* [THE PROBLEM]
Please write out the lines of the data exactly, beginning with the first and ending with the line containing "from matplotlib.colors import"; leave the pictures behind.

* [SOURCE DATA]

◆ ◆ ◆ ◆ ◆ ◆ ◆

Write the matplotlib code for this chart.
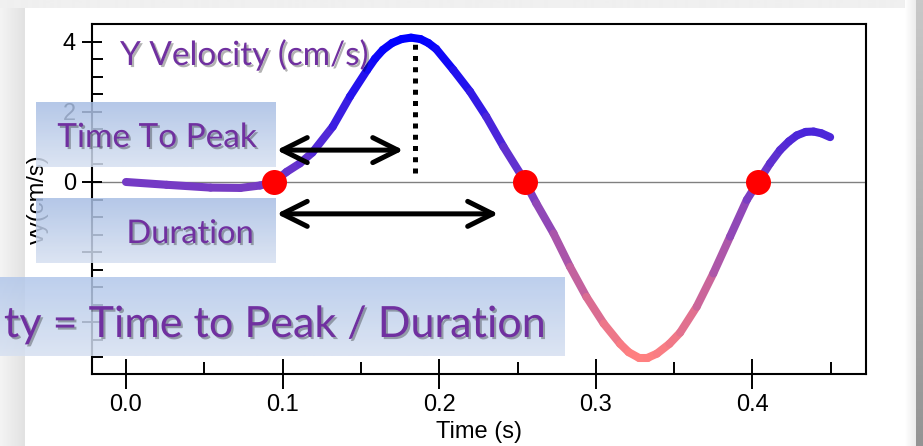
import numpy as np
import matplotlib.pyplot as plt
import matplotlib.patheffects as pe
from matplotlib.collections import LineCollection
from matplotlib.colors import LinearSegmentedColormap, Normalize

# Y velocity trace (time in s, velocity in cm/s)
time_s = [0.0, 0.026, 0.054, 0.073, 0.0856, 0.0945, 0.1026, 0.111, 0.119, 0.132,
          0.143, 0.154, 0.159, 0.164, 0.170, 0.176, 0.182, 0.188, 0.193, 0.198,
          0.209, 0.2197, 0.230, 0.241, 0.2516, 0.2548, 0.262, 0.273, 0.2835, 0.294,
          0.305, 0.3155, 0.321, 0.3275, 0.333, 0.339, 0.347, 0.3538, 0.3644, 0.375,
          0.3857, 0.3964, 0.4036, 0.4112, 0.4176, 0.4233, 0.4283, 0.434, 0.439,
          0.444, 0.4496]
vy_cm_s = [0.0, -0.08, -0.16, -0.17, -0.1, 0.0, 0.29, 0.53, 0.84, 1.58,
           2.44, 3.2, 3.52, 3.77, 3.97, 4.08, 4.12, 4.08, 3.97, 3.8,
           3.2, 2.58, 1.87, 1.01, 0.25, 0.0, -0.61, -1.47, -2.42, -3.28,
           -4.04, -4.62, -4.86, -5.02, -5.02, -4.9, -4.62, -4.3, -3.56, -2.61,
           -1.56, -0.51, 0.0, 0.53, 0.91, 1.16, 1.33, 1.43, 1.44,
           1.39, 1.28]

# zero crossings marked with red dots
cross_t = [0.0945, 0.2548, 0.4036]
cross_v = [0.0, 0.0, 0.0]

# peak marker (dotted line)
peak_t = 0.1845
peak_v = 4.1

# annotation arrows (time to peak / duration)
arrow_start = 0.0962
ttp_end = 0.1771
dur_end = 0.2377
ttp_level = 0.91
dur_level = -0.91

xticks = [0.0, 0.1, 0.2, 0.3, 0.4]
xtick_labels = ["0.0", "0.1", "0.2", "0.3", "0.4"]
xminor = [0.05, 0.15, 0.25, 0.35, 0.45]
yticks = [-4, -2, 0, 2, 4]
ytick_labels = ["", "", "0", "2", "4"]
yminor = np.arange(-5.0, 4.51, 0.5)

W, H = 923, 446
fig = plt.figure(figsize=(W / 100, H / 100), dpi=100)
fig.patch.set_facecolor("white")

# ---- main chart ----
ax = fig.add_axes([92 / W, (H - 374.3) / H, (865.7 - 92) / W, (374.3 - 24) / H])
ax.set_xlim(-0.0217, 0.4723)
ax.set_ylim(-5.49, 4.51)

ax.axhline(0, color="#808080", lw=1.0, zorder=1)

t = np.array(time_s)
v = np.array(vy_cm_s)
segs = np.stack([np.column_stack([t[:-1], v[:-1]]), np.column_stack([t[1:], v[1:]])], axis=1)
cmap = LinearSegmentedColormap.from_list("vel", [(1, 0.5, 0.5), (0, 0, 1)])
norm = Normalize(vmin=-5.0, vmax=4.1)
lc = LineCollection(segs, cmap=cmap, norm=norm, linewidths=5.8, capstyle="round", zorder=3)
lc.set_array((v[:-1] + v[1:]) / 2)
ax.add_collection(lc)

ax.plot([peak_t, peak_t], [0.25, peak_v - 0.05], color="black", lw=3.6,
        linestyle=(0, (1, 1.25)), dash_capstyle="butt", zorder=2)

ax.plot(cross_t, cross_v, "o", color="red", ms=18, mec="none", zorder=4)

for end, lev in [(ttp_end, ttp_level), (dur_end, dur_level)]:
    ax.annotate("", xy=(end, lev), xytext=(arrow_start, lev),
                arrowprops=dict(arrowstyle="<->,head_length=0.9,head_width=0.45",
                                lw=3.6, color="black", shrinkA=0, shrinkB=0,
                                mutation_scale=20, capstyle="round", joinstyle="round"),
                zorder=4)

ax.set_xticks(xticks)
ax.set_xticklabels(xtick_labels)
ax.set_xticks(xminor, minor=True)
ax.set_yticks(yticks)
ax.set_yticklabels(ytick_labels)
ax.set_yticks(yminor, minor=True)

for s in ax.spines.values():
    s.set_linewidth(1.5)
ax.tick_params(axis="x", which="major", direction="inout", length=21, width=1.4,
               labelsize=17, pad=4)
ax.tick_params(axis="y", which="major", direction="inout", length=15, width=1.4,
               labelsize=17, pad=4)
ax.tick_params(axis="x", which="minor", direction="in", length=9, width=1.4)
ax.tick_params(axis="y", which="minor", direction="in", length=8, width=1.4)
for lab in ax.get_xticklabels() + ax.get_yticklabels():
    lab.set_fontfamily("Liberation Sans")

ax.set_xlabel("Time (s)", fontsize=17, family="Liberation Sans", labelpad=3)
ax.set_ylabel("vy(cm/s)", fontsize=17, family="Liberation Sans")
ax.yaxis.set_label_coords(-0.0556, 0.5)

# ---- slide overlay (pixel coordinates) ----
ov = fig.add_axes([0, 0, 1, 1], zorder=10)
ov.set_axis_off()
ov.patch.set_alpha(0)


def grad(x0, x1, y0, y1, top, bottom, alpha, horizontal=False, z=1):
    n = 64
    f = np.linspace(0, 1, n)[:, None]
    c = np.array(top)[None, :] * (1 - f) + np.array(bottom)[None, :] * f
    img = np.concatenate([c / 255.0, np.full((n, 1), alpha)], axis=1)[:, None, :]
    if horizontal:
        img = img.transpose(1, 0, 2)
    ov.imshow(img, extent=(x0, x1, y1, y0), origin="upper", aspect="auto",
              interpolation="bilinear", zorder=z)


# slide edges
grad(0, 25, 0, H, (244, 244, 244), (226, 226, 226), 1.0, horizontal=True)
grad(0, W, 0, 8, (240, 240, 240), (240, 240, 240), 1.0)
grad(905, 916, 0, H, (255, 255, 255), (236, 236, 236), 1.0, horizontal=True)
grad(916, W, 0, H, (200, 200, 200), (148, 148, 148), 1.0)

# blue callout boxes
box_top = (168, 190, 228)
box_bot = (214, 224, 241)
grad(36, 276, 102, 167, box_top, box_bot, 0.85, z=2)
grad(36, 276, 198, 263, box_top, box_bot, 0.85, z=2)
grad(0, 565, 277, 356, (178, 199, 234), box_bot, 0.85, z=2)

ov.set_xlim(0, W)
ov.set_ylim(H, 0)

purple = "#7030A0"
shadow = [pe.SimplePatchShadow(offset=(1.5, -1.5), shadow_rgbFace="black", alpha=0.3),
          pe.Normal()]
ov.text(120, 65, "Y Velocity (cm/s)", fontsize=24, color=purple, family="Lato",
        ha="left", va="baseline", path_effects=shadow, zorder=3)
ov.text(157, 147, "Time To Peak", fontsize=24, color=purple, family="Lato",
        ha="center", va="baseline", path_effects=shadow, zorder=3)
ov.text(190, 243, "Duration", fontsize=23.5, color=purple, family="Lato",
        ha="center", va="baseline", path_effects=shadow, zorder=3)
ov.text(274, 337, "ty = Time to Peak / Duration", fontsize=31, color=purple,
        family="Lato", ha="center", va="baseline", path_effects=shadow, zorder=3)

fig.savefig("out.png", dpi=100)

◆ ◆ ◆ ◆ ◆ ◆ ◆

* [RESULT]
Write the matplotlib code for this chart.
import numpy as np
import matplotlib.pyplot as plt
import matplotlib.patheffects as pe
from matplotlib.collections import LineCollection
from matplotlib.colors import LinearSegmentedColormap, Normalize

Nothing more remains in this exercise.